The Skinny Margarita
Wondering what makes a Skinny Margarita different from a traditional one? Instead of using a triple sec, the low-calorie Skinny Margarita uses fresh juice and agave nectar. Simply shake together blanco tequila, lime juice, orange juice, and agave nectar until cold, strain into a salt-rimmed glass, and garnish with a lime wheel.
The Sex on the Beach
A summer classic that never goes out of style, the Sex on the Beach is quite simple to concoct. All you need is vodka, some peach schnapps, orange juice, and cranberry juice. Garnish with some orange wedges and cocktail cherries, then pour into a Collins or highball glass with some fresh ice.
The Simplified Pornstar Martini
Despite its peculiar name and odd flavor combination, this cocktail has recently soared in popularity. With a combination of passion fruit liqueur, vanilla-flavored vodka, lime juice, and sparkling wine — plus a lime wheel or passion fruit garnish — this cocktail is sure to send shockwaves in the heat.
The Sparkling Cosmo
This Cosmopolitan riff was inspired by a girls’ night out, where both Champagne and Cosmos flowed freely. From there, the brilliant idea of topping Cosmopolitans off with Champagne was born. Using all the ingredients used in a classic Cosmopolitan (vodka, triple sec, lime juice, and cranberry juice) but incorporating a Champagne float, this is the ideal drink to accompany a summer night on the town.
The Spicy Margarita
Sometimes, we all need to add a little spice to our drinks. With the Spicy Margarita, expect a stark contrast of the spiciness of homemade bird’s eye chili syrup with the sweetness of an orange liqueur. To make one, add tequila blanco, orange liqueur, lime juice, bird’s eye chili syrup, and salt the rim. This spicy cocktail will certainly add a kick to your summer festivities.

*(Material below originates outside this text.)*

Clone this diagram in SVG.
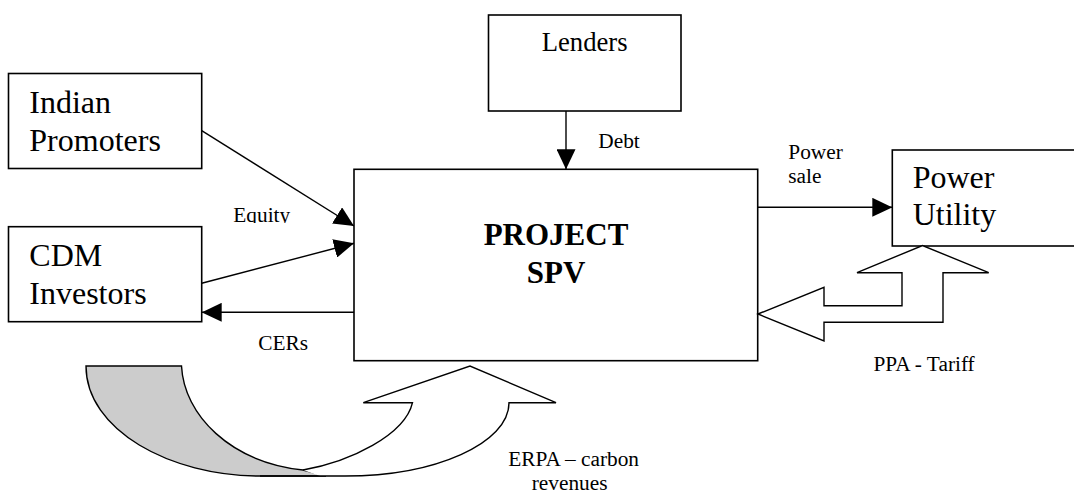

The Suffering Bastard Riff
Despite its name, this cocktail is sure to end any heat wave-induced suffering. In 1942, Joe Scialom invented this classic at the Shepheard’s Hotel in Cairo, Egypt. Today, bartenders and consumers alike continue to enjoy this tiki-influenced highball. The secret to this riff is adding dashes of cardamom-vanilla Angostura bitters. To make one, add bourbon, gin, ginger ale, and three to four dashes of bitters to a highball glass.
The Elderflower Spritz
Another modern twist on the beloved Aperol Spritz, this delicate, herbal concoction is perfect for any hot, summer day. All you need to make one is some vodka, elderflower liqueur, lime juice, seltzer, and lime wheels for a garnish. Simply pour your ingredients into a wine glass, stir a little, and watch the magic happen.
The Fuzzy Navel
This cocktail embodies what a summer cocktail should look, feel, and taste like. In the 1980s, when super-sweet and fruity drinks went into a frenzy, the Fuzzy Navel was born. And, as it only requires two ingredients — peach schnapps and orange juice — it remains a fan favorite to this day.
The Ray of Sunshine
This glass of sunshine is a riff on the modern classic Penicillin cocktail. While the Penicillin is an entirely whiskey-based cocktail, the Ray of Sunshine employs a split base of aged rum and whiskey. To make one, combine those spirits with lemon juice and ginger syrup. Topped off with soda water and garnished with a lemon peel, this complex yet refreshing drink will brighten anyone’s day.
The Ultimate Aperol Spritz
The Aperol Spritz is an ode to summer. To make one, you just need Aperol, Prosecco, and some club soda to top it off. Then, add an optional orange wedge or green olive as a garnish. Spend some time outside with this ultimate warm-weather cocktail.